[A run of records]
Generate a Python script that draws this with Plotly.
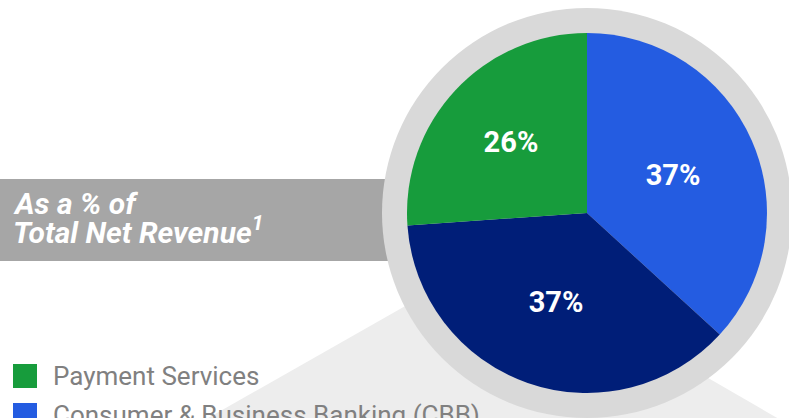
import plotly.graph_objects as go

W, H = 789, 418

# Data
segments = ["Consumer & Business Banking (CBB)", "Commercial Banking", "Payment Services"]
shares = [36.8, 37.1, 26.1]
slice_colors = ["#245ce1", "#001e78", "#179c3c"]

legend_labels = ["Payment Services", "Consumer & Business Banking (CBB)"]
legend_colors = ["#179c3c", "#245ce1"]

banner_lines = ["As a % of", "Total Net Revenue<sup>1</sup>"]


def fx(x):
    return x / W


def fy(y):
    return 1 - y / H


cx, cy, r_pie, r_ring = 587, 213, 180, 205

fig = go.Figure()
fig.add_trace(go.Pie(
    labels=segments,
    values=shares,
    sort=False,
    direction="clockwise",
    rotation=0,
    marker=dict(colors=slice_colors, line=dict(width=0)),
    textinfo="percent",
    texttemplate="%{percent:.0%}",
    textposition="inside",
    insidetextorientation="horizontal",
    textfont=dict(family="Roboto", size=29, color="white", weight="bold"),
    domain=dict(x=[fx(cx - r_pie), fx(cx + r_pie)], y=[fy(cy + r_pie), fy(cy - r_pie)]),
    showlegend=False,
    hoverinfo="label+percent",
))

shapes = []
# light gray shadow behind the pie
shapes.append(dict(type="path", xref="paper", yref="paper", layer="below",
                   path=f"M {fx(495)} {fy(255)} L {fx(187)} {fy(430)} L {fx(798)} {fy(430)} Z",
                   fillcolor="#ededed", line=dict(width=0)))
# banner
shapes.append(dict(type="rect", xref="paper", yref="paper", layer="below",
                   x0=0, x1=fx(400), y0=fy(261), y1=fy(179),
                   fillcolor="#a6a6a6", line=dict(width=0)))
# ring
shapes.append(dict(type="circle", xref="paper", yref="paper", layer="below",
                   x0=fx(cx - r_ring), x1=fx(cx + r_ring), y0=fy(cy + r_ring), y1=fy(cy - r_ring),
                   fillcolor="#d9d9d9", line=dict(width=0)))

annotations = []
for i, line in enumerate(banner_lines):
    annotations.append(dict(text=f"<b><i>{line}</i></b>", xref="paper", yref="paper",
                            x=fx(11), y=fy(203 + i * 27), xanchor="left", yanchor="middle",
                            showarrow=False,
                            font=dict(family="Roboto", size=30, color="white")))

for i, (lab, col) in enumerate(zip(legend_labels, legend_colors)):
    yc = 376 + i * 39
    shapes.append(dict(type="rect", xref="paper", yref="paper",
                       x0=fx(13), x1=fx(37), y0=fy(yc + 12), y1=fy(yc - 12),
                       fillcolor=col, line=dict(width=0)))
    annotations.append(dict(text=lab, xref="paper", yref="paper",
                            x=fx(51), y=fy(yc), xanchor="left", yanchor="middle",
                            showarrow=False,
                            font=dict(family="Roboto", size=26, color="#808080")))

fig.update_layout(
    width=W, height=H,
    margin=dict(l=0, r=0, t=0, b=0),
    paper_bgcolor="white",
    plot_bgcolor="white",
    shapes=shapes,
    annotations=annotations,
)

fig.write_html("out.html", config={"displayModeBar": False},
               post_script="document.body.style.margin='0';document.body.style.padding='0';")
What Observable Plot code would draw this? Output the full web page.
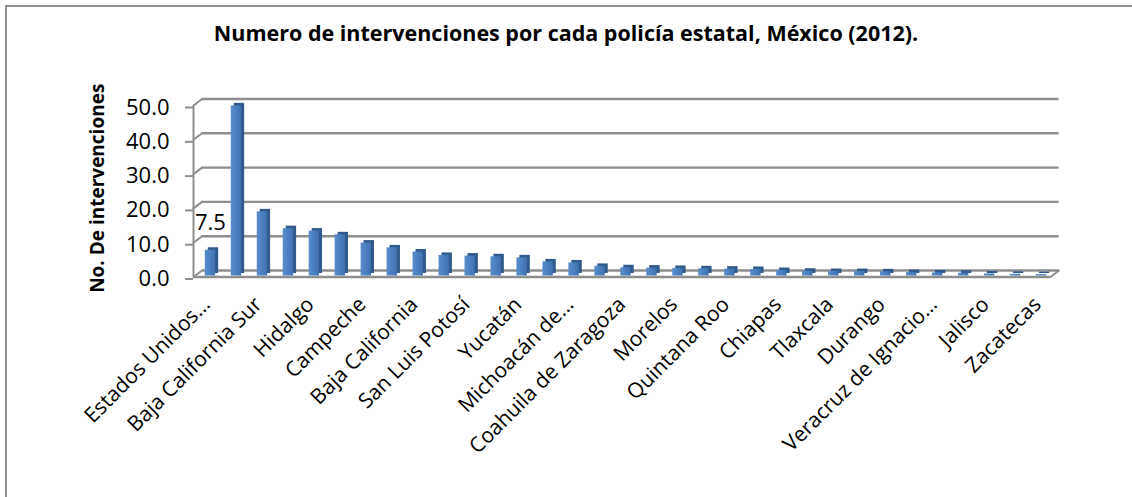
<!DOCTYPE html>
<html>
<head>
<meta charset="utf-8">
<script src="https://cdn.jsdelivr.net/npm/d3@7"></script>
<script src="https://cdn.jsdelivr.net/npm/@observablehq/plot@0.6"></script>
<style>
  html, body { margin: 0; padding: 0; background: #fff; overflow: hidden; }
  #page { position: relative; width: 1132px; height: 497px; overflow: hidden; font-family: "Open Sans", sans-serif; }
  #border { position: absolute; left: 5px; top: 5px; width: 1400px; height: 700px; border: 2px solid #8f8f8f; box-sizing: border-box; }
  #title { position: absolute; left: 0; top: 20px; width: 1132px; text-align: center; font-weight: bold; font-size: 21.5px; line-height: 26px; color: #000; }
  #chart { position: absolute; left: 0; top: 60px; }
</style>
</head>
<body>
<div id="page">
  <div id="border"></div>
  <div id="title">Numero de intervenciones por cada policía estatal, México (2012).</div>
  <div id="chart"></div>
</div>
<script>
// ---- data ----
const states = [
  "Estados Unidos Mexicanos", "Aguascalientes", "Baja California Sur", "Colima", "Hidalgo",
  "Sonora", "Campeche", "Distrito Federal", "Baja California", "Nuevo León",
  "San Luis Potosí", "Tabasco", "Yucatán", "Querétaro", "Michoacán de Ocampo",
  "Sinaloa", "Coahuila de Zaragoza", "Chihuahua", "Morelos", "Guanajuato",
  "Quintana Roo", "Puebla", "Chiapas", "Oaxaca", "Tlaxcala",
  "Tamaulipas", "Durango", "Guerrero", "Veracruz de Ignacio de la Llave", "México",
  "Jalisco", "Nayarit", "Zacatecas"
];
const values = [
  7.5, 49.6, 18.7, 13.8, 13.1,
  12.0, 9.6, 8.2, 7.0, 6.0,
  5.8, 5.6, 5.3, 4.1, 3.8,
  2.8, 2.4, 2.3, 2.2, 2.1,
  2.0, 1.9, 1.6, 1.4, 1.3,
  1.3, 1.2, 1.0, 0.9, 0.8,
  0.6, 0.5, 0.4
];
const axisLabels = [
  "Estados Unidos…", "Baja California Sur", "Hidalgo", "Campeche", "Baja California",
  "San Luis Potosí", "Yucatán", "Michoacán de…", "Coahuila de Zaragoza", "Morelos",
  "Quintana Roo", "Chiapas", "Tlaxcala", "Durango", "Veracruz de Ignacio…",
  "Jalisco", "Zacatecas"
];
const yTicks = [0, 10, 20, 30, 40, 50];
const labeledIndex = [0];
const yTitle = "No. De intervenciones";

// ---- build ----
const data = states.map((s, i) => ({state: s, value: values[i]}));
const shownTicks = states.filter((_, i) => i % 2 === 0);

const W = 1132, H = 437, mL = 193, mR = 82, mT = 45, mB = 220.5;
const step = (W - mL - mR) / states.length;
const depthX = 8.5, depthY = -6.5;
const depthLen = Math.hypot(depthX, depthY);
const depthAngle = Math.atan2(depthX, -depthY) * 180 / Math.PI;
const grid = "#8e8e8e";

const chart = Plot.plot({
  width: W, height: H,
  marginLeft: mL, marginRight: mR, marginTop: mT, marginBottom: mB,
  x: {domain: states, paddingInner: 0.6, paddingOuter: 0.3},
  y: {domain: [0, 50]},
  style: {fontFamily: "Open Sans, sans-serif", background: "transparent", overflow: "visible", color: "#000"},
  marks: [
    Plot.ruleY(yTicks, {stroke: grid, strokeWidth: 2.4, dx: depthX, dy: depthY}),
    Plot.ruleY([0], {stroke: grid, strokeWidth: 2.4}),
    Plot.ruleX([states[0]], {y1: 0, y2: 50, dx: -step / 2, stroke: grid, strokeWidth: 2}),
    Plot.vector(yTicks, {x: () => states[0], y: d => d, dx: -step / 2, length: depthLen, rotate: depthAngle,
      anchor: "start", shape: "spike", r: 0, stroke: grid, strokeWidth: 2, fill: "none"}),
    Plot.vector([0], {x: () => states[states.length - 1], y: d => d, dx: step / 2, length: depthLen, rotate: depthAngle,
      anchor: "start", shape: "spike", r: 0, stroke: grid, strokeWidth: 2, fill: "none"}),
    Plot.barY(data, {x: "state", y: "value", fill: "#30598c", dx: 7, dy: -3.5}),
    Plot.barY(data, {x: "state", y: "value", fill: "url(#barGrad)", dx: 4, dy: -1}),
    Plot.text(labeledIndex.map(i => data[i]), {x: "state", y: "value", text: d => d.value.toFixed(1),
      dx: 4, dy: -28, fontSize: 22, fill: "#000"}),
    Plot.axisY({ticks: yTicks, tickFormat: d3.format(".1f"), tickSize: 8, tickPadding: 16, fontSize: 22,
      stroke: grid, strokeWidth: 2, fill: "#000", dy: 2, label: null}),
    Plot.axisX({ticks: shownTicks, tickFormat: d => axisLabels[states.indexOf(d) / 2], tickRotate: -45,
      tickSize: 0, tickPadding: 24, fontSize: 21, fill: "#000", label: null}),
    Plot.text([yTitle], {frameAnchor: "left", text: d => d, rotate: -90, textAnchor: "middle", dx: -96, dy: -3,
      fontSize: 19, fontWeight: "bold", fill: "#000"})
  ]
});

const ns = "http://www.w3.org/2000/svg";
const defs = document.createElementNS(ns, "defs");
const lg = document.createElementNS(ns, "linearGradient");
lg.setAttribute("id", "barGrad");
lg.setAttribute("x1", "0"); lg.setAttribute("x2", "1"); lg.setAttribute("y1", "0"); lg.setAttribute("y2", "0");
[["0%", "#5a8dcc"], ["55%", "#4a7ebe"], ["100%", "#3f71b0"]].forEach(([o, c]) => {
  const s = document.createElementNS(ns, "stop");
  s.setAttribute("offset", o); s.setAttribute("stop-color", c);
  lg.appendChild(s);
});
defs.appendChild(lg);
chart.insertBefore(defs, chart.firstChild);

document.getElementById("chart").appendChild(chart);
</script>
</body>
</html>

[GIVEN INSTRUCTION]: Please return, exactly as written, the lines from the first line of the records above through the line containing "cx, cy, r_pie, r_ring = 587, 213, 180, 205", both included, leaving out any pictures.

[COMPLETED TASK]:
Generate a Python script that draws this with Plotly.
import plotly.graph_objects as go

W, H = 789, 418

# Data
segments = ["Consumer & Business Banking (CBB)", "Commercial Banking", "Payment Services"]
shares = [36.8, 37.1, 26.1]
slice_colors = ["#245ce1", "#001e78", "#179c3c"]

legend_labels = ["Payment Services", "Consumer & Business Banking (CBB)"]
legend_colors = ["#179c3c", "#245ce1"]

banner_lines = ["As a % of", "Total Net Revenue<sup>1</sup>"]


def fx(x):
    return x / W


def fy(y):
    return 1 - y / H


cx, cy, r_pie, r_ring = 587, 213, 180, 205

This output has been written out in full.